我见过很有松弛感的人是我刚工作时候的同事,也是我的前辈,一个月前,他退休了。
记得刚工作时带着学生去社会实践,他作为专业教师也一同前往。回杭州的火车上睡过头,醒来后已经到一个以前从没听说过名字的小城。我着急地摇醒比我睡得还死的他,带着哭腔问他:这可怎么办?闯大祸了。没想到他吧砸吧砸嘴,拍拍我的肩膀,说:那就再坐一站,集体去衢州吧!中午我请大家吃“三头一掌”。
中午我们大家真吃上“三头一掌”,很香很辣很够劲。那时还没有高铁,有他在,大家的惶惶不安顿时被美食和从没见过的城市的另一种风貌所吸引。我一个北方人,刚工作不久,地理知识也很乏善可陈,就因为这次,我记住了衢州,记住了“三头一掌”。因为只能买到晚上的火车票,下午,我们还去逛了城墙、去了南孔。一群年轻人在城墙上远眺衢江,水波在绸质的天空下一晃一晃,他在阳光下眯着眼,悠哉悠哉地说,小姑娘,人生的乐趣就在于顺势而为。
他就是这样的人。有人被人生推着卷着走,有的人要去与人生作对。可他都不是。他像是那种,会与人生坐下来,喝几盏茶叙旧的老友。
另一个很有松弛感的人是我父亲。
小时候全家一起参加父亲单位的活动,去山上玩,车撞上峭壁,翻在山路与岩壁之间的沟里,还好车速很慢,前照灯被撞烂,但整车的人都没事。一车人惊魂未定,在北方秋末的山风里瑟瑟发抖,我妹和一群小朋友争先恐后地哭着。我父亲刚从大西北调回不久,处理这种突发事件比较有经验,他抢先协助组织者处理拖车事宜,再招呼大家到避风处。这种时候他还面色如常,和我说,那边还有三四小时才到,刚好够咱们走到山上的景点去玩一圈。老大,你先带个头,把小朋友们注意力转移到去玩玩呗。

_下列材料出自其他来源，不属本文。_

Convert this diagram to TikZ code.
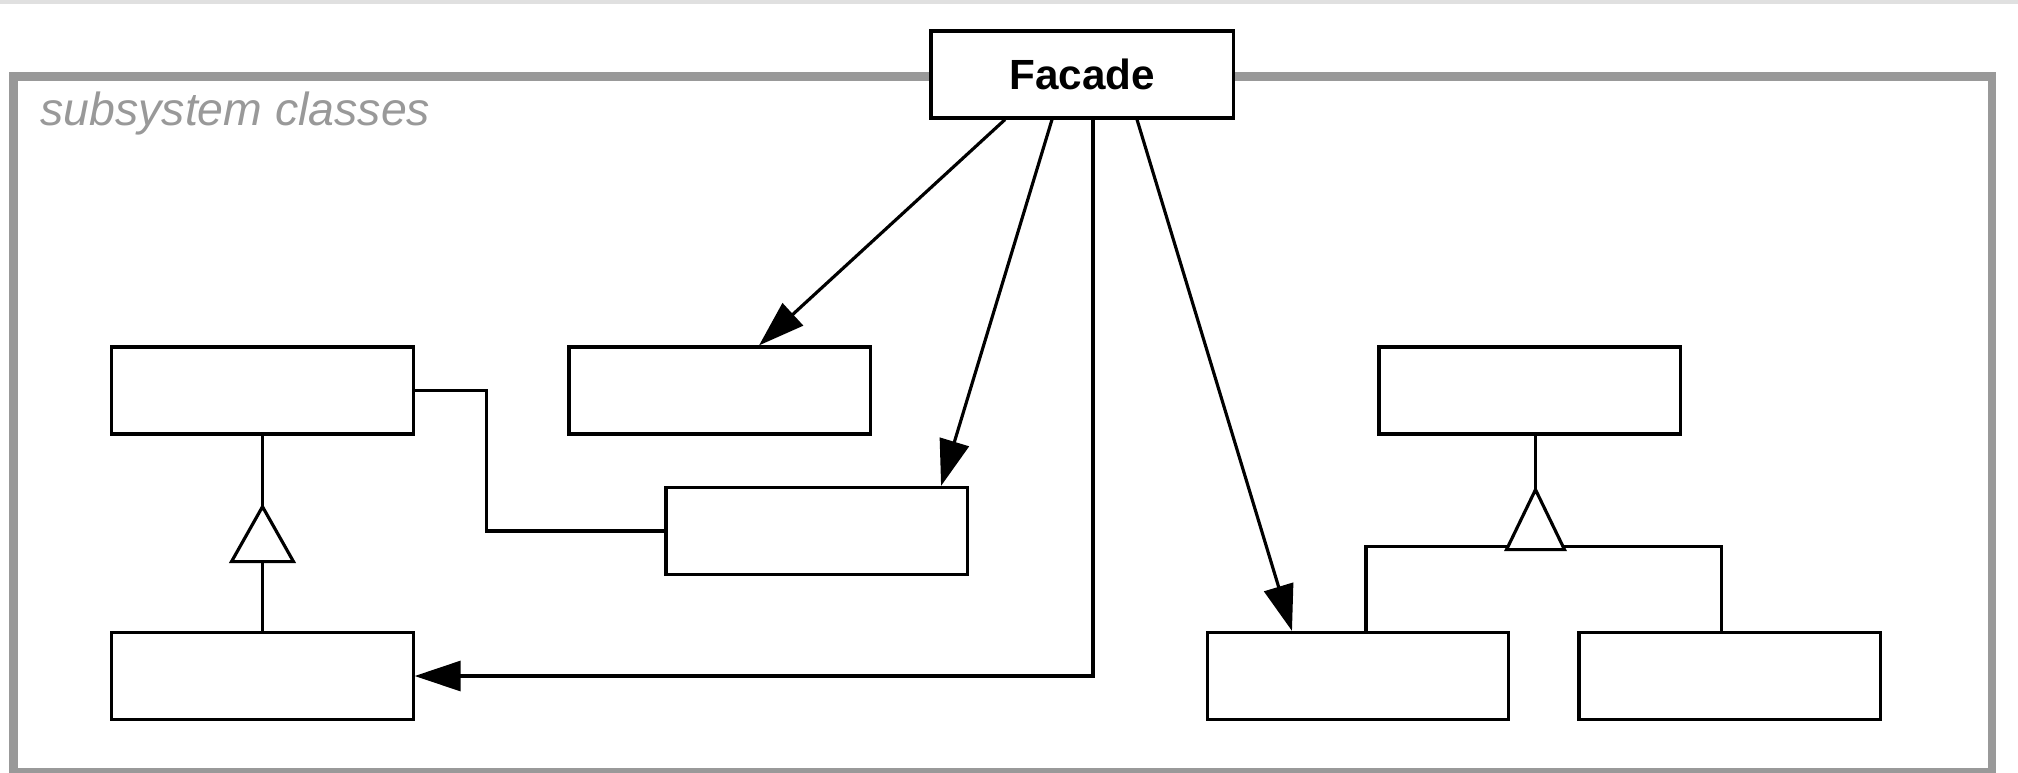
\documentclass[tikz,border=0pt]{standalone}
\usepackage{fontspec}
\setmainfont{Liberation Sans}
\usetikzlibrary{arrows.meta}
\begin{document}
\begin{tikzpicture}[x=0.01cm,y=-0.01cm,line width=0.9pt,
	    classbox/.style={draw,fill=white,inner sep=0pt,minimum width=3.01cm,minimum height=0.87cm},
	    uses/.style={-{Triangle[length=0.46cm,width=0.3cm]}},
	    frame/.style={draw=black!40,line width=2.3pt}]
	    \useasboundingbox (0,0) rectangle (2018,772);
	    \fill[black!12](0,0) rectangle (2018,4);
	    \draw[frame](13.5,76.5) rectangle (1992,772);
	    \node[anchor=base west,inner sep=0pt,text=black!40,font=\itshape\fontsize{13.2}{15}\selectfont](sub) at (39,125){subsystem classes};
	    \node[classbox,minimum width=3.02cm,font=\bfseries\fontsize{12}{14}\selectfont](facade) at (1082,74.5){Facade};
	    \node[classbox](a) at (262.5,390.5){};
	    \node[classbox](b) at (719.5,390.5){};
	    \node[classbox](c) at (816.5,531){};
	    \node[classbox](d) at (262.5,676){};
	    \node[classbox](e) at (1529.5,390.5){};
	    \node[classbox](f) at (1358,676){};
	    \node[classbox](g) at (1729.5,676){};
	    \coordinate (tipl) at ([yshift=-0.71cm]a.south);
	    \coordinate (tipr) at ([xshift=0.06cm,yshift=-0.54cm]e.south);
	    \draw[uses]([xshift=-0.77cm]facade.south) -- ([xshift=0.395cm]b.north);
	    \draw[uses]([xshift=-0.30cm]facade.south) -- ([xshift=1.245cm]c.north);
	    \draw[uses]([xshift=0.11cm]facade.south) |- (d.east);
	    \draw[uses]([xshift=0.55cm]facade.south) -- ([xshift=-0.66cm]f.north);
	    \draw(a.east) -- ++(72,0) |- (c.west);
	    \draw(a.south) -- (tipl);
	    \draw[fill=white](tipl) -- ++(-31,55) -- ++(62,0) -- cycle;
	    \draw([yshift=-0.55cm]tipl) -- (d.north);
	    \draw([xshift=0.06cm]e.south) -- (tipr);
	    \draw([xshift=0.08cm]f.north) -- ++(0,-84) -| ([xshift=-0.08cm]g.north);
	    \draw[fill=white](tipr) -- ++(-29,60) -- ++(58,0) -- cycle;
	\end{tikzpicture}
\end{document}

那天他把哭得抽抽搭搭的我妹扛在肩头走,我把四五个小朋友归拢来一起跟着往秋色浓郁、雄浑苍劲的山上走,大人们也纷纷从刚才的事故里回过神来,拍照的拍照,拿吃的给大家,有一个叔叔还顺手拔路边的狗尾巴草给每个人编了一只小狗。那次的旅程,后来成为父亲单位的集体经典记忆。每次聚会都会有人提起。我记得往山上走时,父亲捡起一片红叶,放在唇边,居然吹出了美妙的乐曲。他说,有时候生活会给你一大嘴巴,就想看你哭呢,这时候咱们就要抓住它的手,给它行一个吻手礼,这时候生活会惊讶地说,哎呀!他说这话的时候,妹妹在他的肩上,红叶在他唇边流淌出美妙的乐曲,远方的山峦一点点淡去,山风吹得我们一群小朋友的头发散乱如旗,我们雀跃着,和这大山惺惺相惜。
我的性情比较热烈鲜明,敢爱敢恨,不管是顺境逆境,都会有朋友不离不弃。我的发小曾在我人生低谷时和我说:别忘了你唱《我的未来不是梦》的样子!永远积极,永远不放弃,和你待在一起特别踏实。我想,也许我越来越像父亲了。没想到我工作了以后又遇到了一位同样允许一切发生,哪怕做着阑尾炎手术局部麻醉还会和医生调侃能否把缝线打个漂亮蝴蝶结的前辈和同事。
时间如行道树一般一节一节地后退着,我也从一个“小青椒”变成了别人嘴里的前辈。父亲的松弛感让我学会如何面对逆境和挑战,前辈的松弛感让我明白没什么大不了,学会顺势而为和拐弯。这样的思考方式让我不由自主地就拥有了更具弹性的辩证思维。我会坚持做一些大多数人都认为是苦活累活没什么所谓意义的事,可我却能情绪高昂地一直坚持做自己,并且深信坚持本身就是意义。
父亲如今已经离我远去了,前辈也将迈入人生新的阶段,开启新的精彩。我至今还能热气腾腾地面对工作、对待所有和我有缘相遇的人,拥有高饱和度的笑容。只有我自己知道,一路走来,我曾经也是一块敏感易碎的玻璃,现在慢慢地正化为一池温润的水。